Ольга неохотно открыла глаза и увидела перед собой колышущуюся массу необъятного тела мамы Светы — вблизи та смотрелась гораздо внушительнее и напоминала стог сена. Толстуха смешно приплясывала на раскаленном песке, ее бледное лицо, опиравшееся на тройной желеобразный подбородок, выражало мучительный испуг, короткие пальчики, крепко сцепленные на массивной груди, побелели. Широкополая соломенная шляпа с газовым бантом, претендующая на пошловатую элегантность, то и дело сползала по вспотевшему лбу мамы Светы на широкий бульдожий нос. Весь ее облик взывал о помощи, неотложной и, быть может, даже «скорой» помощи.
Ольга села на топчане и вопросительно воззрилась на возбужденную толстуху.
— Можно и без отчества. А что, собственно, произошло?
— Убийство. Страшное убийство, — свистящим шепотом сообщила мама Света, пугливо озираясь по сторонам.
— Кого убили? — спокойно поинтересовалась Ольга.
— Мужа моей подруги.
— Но… мм… мне казалось, что вы отдыхаете здесь одни.
— Да, конечно. Только его убили не здесь, а в Москве. Понимаете? — терпеливо втолковывала мама Света. Она, вероятно, привыкла к долгим разъяснениям, так как имела десятилетнего сына, не отличавшегося сообразительностью.
— Очень хорошо понимаю. Этим делом наверняка занимается милиция, — сухо заметила Ольга, которую начинал раздражать назидательный тон соседки.
— Именно, что не занимается. Дело закрыли, констатировав несчастный случай, а это совсем не несчастный случай. Понимаете? — Мама Света всей массой угрожающе нависла над беспокойно заерзавшей Ольгой. — Моя подруга очень просила поговорить с вами. Если бы вы согласились…
Тело мамы Светы тяжело заколыхалось, что должно было означать бурные переживания и даже слезы.

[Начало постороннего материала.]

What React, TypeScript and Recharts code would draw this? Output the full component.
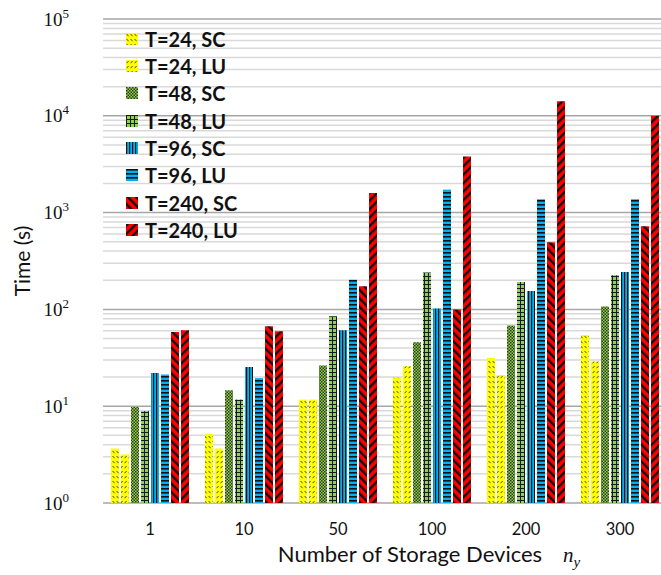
import { BarChart, Bar, XAxis, YAxis, CartesianGrid } from 'recharts';

const categories = ['1', '10', '50', '100', '200', '300'];
const t24SC = [3.65, 5.2, 11.7, 19.7, 31.5, 54.4];
const t24LU = [3.18, 3.65, 11.7, 25.8, 21, 29];
const t48SC = [9.8, 14.6, 26.4, 45.7, 68, 107];
const t48LU = [8.9, 11.7, 85, 240, 192, 225];
const t96SC = [22, 25.4, 60.8, 102, 155, 243];
const t96LU = [21.2, 19.5, 203, 1727, 1371, 1371];
const t240SC = [58.4, 66.9, 173, 99.5, 493, 722];
const t240LU = [60.8, 59.4, 1593, 3800, 14100, 10000];

const majorTicks = [1, 10, 100, 1000, 10000, 100000];
const minorSteps = [1, 2, 3, 4, 5, 6, 7, 8, 9];
const yTicks = majorTicks.flatMap((m, i) => (i < majorTicks.length - 1 ? minorSteps.map(s => s * m) : [m]));

const series = [
  { key: 't24SC', name: 'T=24, SC', values: t24SC, pattern: 'p-y-sc' },
  { key: 't24LU', name: 'T=24, LU', values: t24LU, pattern: 'p-y-lu' },
  { key: 't48SC', name: 'T=48, SC', values: t48SC, pattern: 'p-g-sc' },
  { key: 't48LU', name: 'T=48, LU', values: t48LU, pattern: 'p-g-lu' },
  { key: 't96SC', name: 'T=96, SC', values: t96SC, pattern: 'p-b-sc' },
  { key: 't96LU', name: 'T=96, LU', values: t96LU, pattern: 'p-b-lu' },
  { key: 't240SC', name: 'T=240, SC', values: t240SC, pattern: 'p-r-sc' },
  { key: 't240LU', name: 'T=240, LU', values: t240LU, pattern: 'p-r-lu' },
];

const chartData = categories.map((n, i) => {
  const row: Record<string, string | number> = { n };
  series.forEach(s => { row[s.key] = s.values[i]; });
  return row;
});

const textColor = '#111111';

function isMajor(v: number) {
  const e = Math.log10(v);
  return Math.abs(e - Math.round(e)) < 1e-9;
}

function Patterns() {
  return (
    <svg width={0} height={0} style={{ position: 'absolute' }}>
      <defs>
        <pattern id="p-y-sc" width={4} height={5} patternUnits="userSpaceOnUse">
          <rect width={4} height={5} fill="#ffff00" />
          <line x1={0.6} y1={1} x2={2.6} y2={3.2} stroke="#4a4a10" strokeWidth={1} />
        </pattern>
        <pattern id="p-y-lu" width={4} height={5} patternUnits="userSpaceOnUse">
          <rect width={4} height={5} fill="#ffff00" />
          <line x1={2.6} y1={1} x2={0.6} y2={3.2} stroke="#4a4a10" strokeWidth={1} />
        </pattern>
        <pattern id="p-g-sc" width={3} height={3} patternUnits="userSpaceOnUse">
          <rect width={3} height={3} fill="#92d050" />
          <rect width={1.5} height={1.5} fill="#2b3a18" />
          <rect x={1.5} y={1.5} width={1.5} height={1.5} fill="#2b3a18" />
        </pattern>
        <pattern id="p-g-lu" width={4} height={4} patternUnits="userSpaceOnUse">
          <rect width={4} height={4} fill="#92d050" />
          <rect width={1} height={4} fill="#1a1a1a" />
          <rect width={4} height={1} fill="#1a1a1a" />
        </pattern>
        <pattern id="p-b-sc" width={3} height={3} patternUnits="userSpaceOnUse">
          <rect width={3} height={3} fill="#00b0f0" />
          <rect width={1.2} height={3} fill="#111111" />
        </pattern>
        <pattern id="p-b-lu" width={4} height={4} patternUnits="userSpaceOnUse">
          <rect width={4} height={4} fill="#00b0f0" />
          <rect width={4} height={1.6} fill="#111111" />
        </pattern>
        <pattern id="p-r-sc" width={6} height={6} patternUnits="userSpaceOnUse" patternTransform="rotate(-45)">
          <rect width={6} height={6} fill="#ff0000" />
          <rect width={2.4} height={6} fill="#111111" />
        </pattern>
        <pattern id="p-r-lu" width={6} height={6} patternUnits="userSpaceOnUse" patternTransform="rotate(45)">
          <rect width={6} height={6} fill="#ff0000" />
          <rect width={2.4} height={6} fill="#111111" />
        </pattern>
      </defs>
    </svg>
  );
}

// grid line: darker at each power of ten
function GridLine(props: any) {
  const { x1, x2, y1, y2, index } = props;
  const major = isMajor(yTicks[index] ?? 2);
  return (
    <line x1={x1} x2={x2} y1={y1} y2={y2} stroke={major ? '#a6a6a6' : '#d9d9d9'} strokeWidth={1.5} />
  );
}

function YTick(props: any) {
  const { y, payload } = props;
  if (!isMajor(payload.value)) return null;
  return (
    <text x={69} y={y + 6.5} textAnchor="end" fontFamily="Liberation Serif" fontSize={19} fill={textColor}>
      10<tspan fontSize={13} dy={-8}>{Math.round(Math.log10(payload.value))}</tspan>
    </text>
  );
}

function XTick(props: any) {
  const { x, payload } = props;
  return (
    <text x={x} y={535} textAnchor="middle" fontFamily="Lato" fontSize={16.5} fill={textColor}>
      {payload.value}
    </text>
  );
}

function XTitle() {
  return (
    <g>
      <text x={410} y={562} textAnchor="middle" fontFamily="Lato" fontSize={22} fill={textColor}>
        Number of Storage Devices
      </text>
      <text x={563} y={562} fontFamily="Liberation Serif" fontStyle="italic" fontSize={21} fill={textColor}>
        n<tspan fontSize={15} dy={5}>y</tspan>
      </text>
    </g>
  );
}

function YTitle() {
  return (
    <text x={21} y={261} transform="rotate(-90 21 261)" textAnchor="middle" dominantBaseline="central"
      fontFamily="Lato" fontSize={21} fill={textColor}>
      Time (s)
    </text>
  );
}

export default function App() {
  return (
    <div style={{ position: 'fixed', left: 0, top: 0, width: 661, height: 575, overflow: 'hidden', background: '#ffffff' }}>
      <Patterns />
      <BarChart width={680} height={575} data={chartData} margin={{ top: 19, right: 13, bottom: 0, left: 0 }}
        barCategoryGap={8} barGap={2}>
        <CartesianGrid vertical={false} horizontal={(p: any) => <GridLine {...p} />} />
        <XAxis dataKey="n" height={72} tickLine={false} axisLine={false} tick={<XTick />} interval={0}
          label={{ content: () => <XTitle /> }} />
        <YAxis scale="log" domain={[1, 100000]} ticks={yTicks} interval={0} width={103}
          tickLine={false} axisLine={false} tick={<YTick />} allowDataOverflow
          label={{ content: () => <YTitle /> }} />
        {series.map(s => (
          <Bar key={s.key} dataKey={s.key} name={s.name} fill={`url(#${s.pattern})`} isAnimationActive={false} />
        ))}
      </BarChart>
      <div style={{ position: 'absolute', left: 126, top: 25 }}>
        {series.map(s => (
          <div key={s.key} style={{ display: 'flex', alignItems: 'center', height: 27.35 }}>
            <svg width={12} height={12} style={{ display: 'block' }}>
              <rect width={12} height={12} fill={`url(#${s.pattern})`} />
            </svg>
            <span style={{ marginLeft: 7, fontFamily: 'Lato', fontWeight: 700, fontSize: 20, color: textColor, whiteSpace: 'nowrap' }}>
              {s.name}
            </span>
          </div>
        ))}
      </div>
    </div>
  );
}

— Ну хорошо. Оставьте номер телефона. По возвращении я свяжусь с вашей подругой, — сдалась Палева. Ей хотелось поскорее отделаться от назойливой просительницы.
— Ольга, простите, как вас по батюшке?.. — радостно встрепенулась толстуха.
— Николаевна, если уж вам непременно требуется мое отчество.
— Ольга Николаевна, дело срочное. Она просит вылететь вас ближайшим рейсом. Плачет, — добавила мама Света, видя, как глаза детектива постепенно наливаются кровью.
А Ольга и впрямь начинала потихоньку звереть от нахальства толстухи.
— Еще слово, и плакать будете вы! — отрубила она, укладываясь на лежак.
— Извините, Ольга Николаевна. Просто человек…
— …Плачет! — неожиданно закричала выведенная из терпения Ольга.
Толстуха испуганно попятилась.
Спустя полчаса Ольге стало совестно за несдержанность.
«Первые признаки начинающейся «звездной болезни» налицо, — корила она себя по дороге к отелю. — Непременно извинюсь перед женщиной и попытаюсь помочь».
За ужином она подсела к столику «трех толстяков» и подробно расспросила словоохотливую маму Свету о случившемся.
История, рассказанная Светланой Игоревной в лицах, заинтриговала ее не на шутку. Вернувшись в номер, Ольга задумалась, потом решительно сняла трубку телефона и позвонила в агентство по продаже билетов, заказала билет до Москвы на завтра и принялась укладывать чемоданы.